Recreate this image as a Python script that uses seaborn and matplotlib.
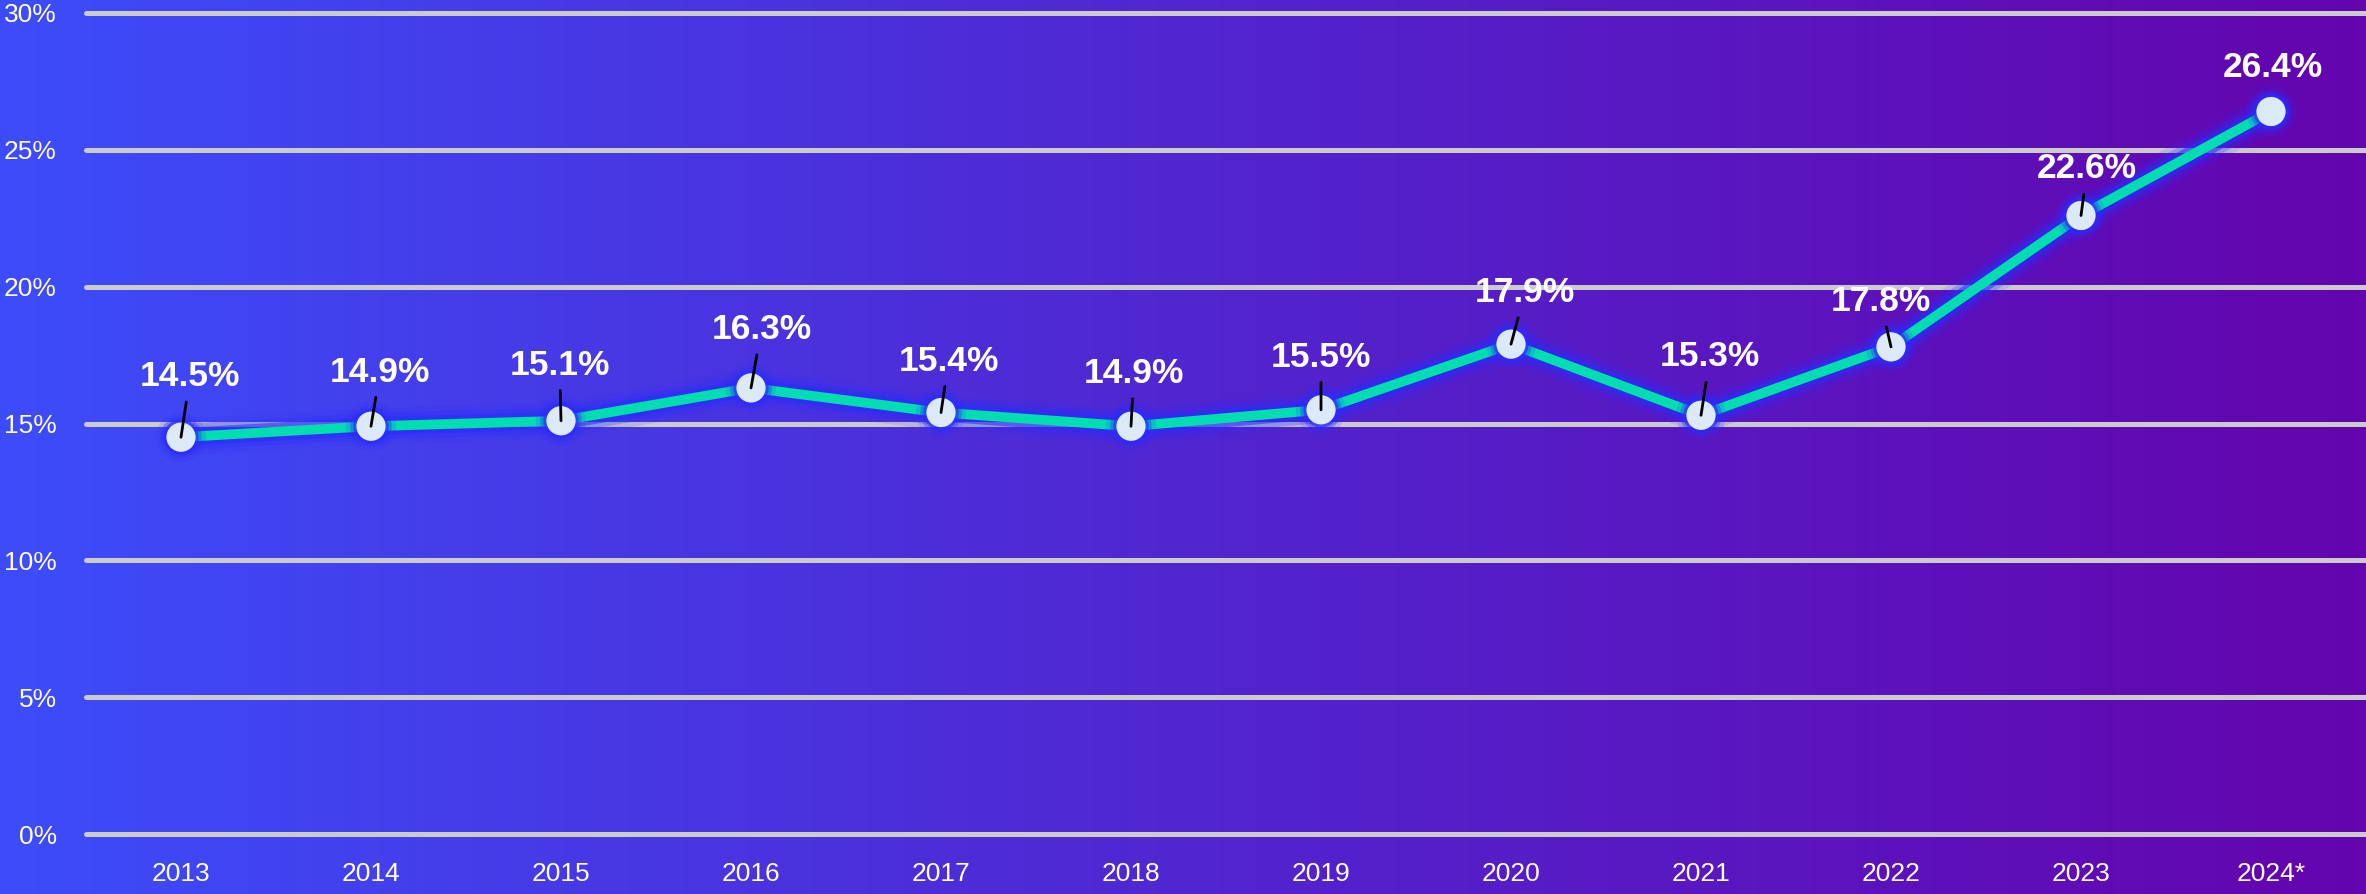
import numpy as np
import pandas as pd
import seaborn as sns
import matplotlib.pyplot as plt
import matplotlib.patheffects as pe
from matplotlib.colors import LinearSegmentedColormap

# Data
years = ['2013', '2014', '2015', '2016', '2017', '2018', '2019', '2020', '2021', '2022', '2023', '2024*']
share = [14.5, 14.9, 15.1, 16.3, 15.4, 14.9, 15.5, 17.9, 15.3, 17.8, 22.6, 26.4]
y_ticks = [0, 5, 10, 15, 20, 25, 30]

df = pd.DataFrame({'year': years, 'share': share})
df['pos'] = range(len(df))

# label offsets (points) relative to each marker, and whether a leader is drawn
label_dx = [6.5, 6.5, -1, 7.5, 5.5, 2, 0, 10, 6.5, -7.5, 4.5, 1]
label_dy = [43.5, 39, 40, 42, 37, 38, 38, 37, 42, 32.5, 33.5, 31.5]
leader = [True] * 11 + [False]

sns.set_theme(style='white')
plt.rcParams['font.family'] = ['Liberation Sans', 'DejaVu Sans']

fig = plt.figure(figsize=(23.66, 8.94), dpi=100)

# gradient background
bg = fig.add_axes([0, 0, 1, 1], zorder=0)
cmap = LinearSegmentedColormap.from_list('bg', ['#3d4cfa', '#5126d0', '#6405ae'])
bg.imshow(np.linspace(0, 1, 512).reshape(1, -1), aspect='auto', cmap=cmap, extent=[0, 1, 0, 1])
bg.axis('off')

ax = fig.add_axes([86 / 2366, 60 / 894, 1 - 86 / 2366, 821 / 894], zorder=1)
ax.patch.set_alpha(0)

glow = '#2a2cff'
line_fx = [pe.Stroke(linewidth=26, foreground=glow, alpha=0.12),
           pe.Stroke(linewidth=19, foreground=glow, alpha=0.25),
           pe.Stroke(linewidth=13, foreground=glow, alpha=0.55),
           pe.Normal()]
sns.lineplot(data=df, x='pos', y='share', ax=ax, color='#00deb0', linewidth=7, zorder=3)
ax.lines[-1].set_path_effects(line_fx)
ax.lines[-1].set_solid_capstyle('round')

mk_fx = [pe.Stroke(linewidth=15, foreground=glow, alpha=0.15),
         pe.Stroke(linewidth=9, foreground=glow, alpha=0.35),
         pe.Stroke(linewidth=4.5, foreground=glow, alpha=0.65),
         pe.Normal()]
sns.scatterplot(data=df, x='pos', y='share', ax=ax, s=440, color='#dce9f7',
                edgecolor='none', zorder=4, legend=False)
ax.collections[-1].set_path_effects(mk_fx)
ax.collections[-1].set_clip_on(False)

for i, row in df.iterrows():
    arrow = dict(arrowstyle='-', color='black', lw=2, shrinkA=4, shrinkB=0) if leader[i] else None
    ax.annotate(f"{row['share']:.1f}%", xy=(row['pos'], row['share']),
                xytext=(label_dx[i], label_dy[i]), textcoords='offset points',
                ha='center', va='center', fontsize=25.5, fontweight='bold', color='white',
                arrowprops=arrow, zorder=6, annotation_clip=False)

ax.set_xlim(-0.5, len(years) - 0.5)
ax.set_ylim(0, 30)
ax.set_xticks(df['pos'])
ax.set_xticklabels(years)
ax.set_yticks(y_ticks)
ax.set_yticklabels([f'{t}%' for t in y_ticks])
ax.set_xlabel('')
ax.set_ylabel('')
ax.tick_params(axis='both', length=0, colors='white', labelsize=19)
ax.tick_params(axis='y', pad=21)
ax.tick_params(axis='x', pad=20)
ax.grid(axis='y', color='#cbcbcb', linewidth=3.6, zorder=1)
ax.grid(axis='x', visible=False)
ax.set_axisbelow(True)
sns.despine(ax=ax, left=True, bottom=True, top=True, right=True)
for gl in ax.get_ygridlines():
    gl.set_clip_on(False)

fig.savefig('out.png', dpi=100)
• • • • •
• Task directions
Write out again exactly the lines from the start of the data above through the line containing "fig = plt.figure(figsize=(23.66, 8.94), dpi=100)", inclusive, excluding any pictures.

• Task response
Recreate this image as a Python script that uses seaborn and matplotlib.
import numpy as np
import pandas as pd
import seaborn as sns
import matplotlib.pyplot as plt
import matplotlib.patheffects as pe
from matplotlib.colors import LinearSegmentedColormap

# Data
years = ['2013', '2014', '2015', '2016', '2017', '2018', '2019', '2020', '2021', '2022', '2023', '2024*']
share = [14.5, 14.9, 15.1, 16.3, 15.4, 14.9, 15.5, 17.9, 15.3, 17.8, 22.6, 26.4]
y_ticks = [0, 5, 10, 15, 20, 25, 30]

df = pd.DataFrame({'year': years, 'share': share})
df['pos'] = range(len(df))

# label offsets (points) relative to each marker, and whether a leader is drawn
label_dx = [6.5, 6.5, -1, 7.5, 5.5, 2, 0, 10, 6.5, -7.5, 4.5, 1]
label_dy = [43.5, 39, 40, 42, 37, 38, 38, 37, 42, 32.5, 33.5, 31.5]
leader = [True] * 11 + [False]

sns.set_theme(style='white')
plt.rcParams['font.family'] = ['Liberation Sans', 'DejaVu Sans']

fig = plt.figure(figsize=(23.66, 8.94), dpi=100)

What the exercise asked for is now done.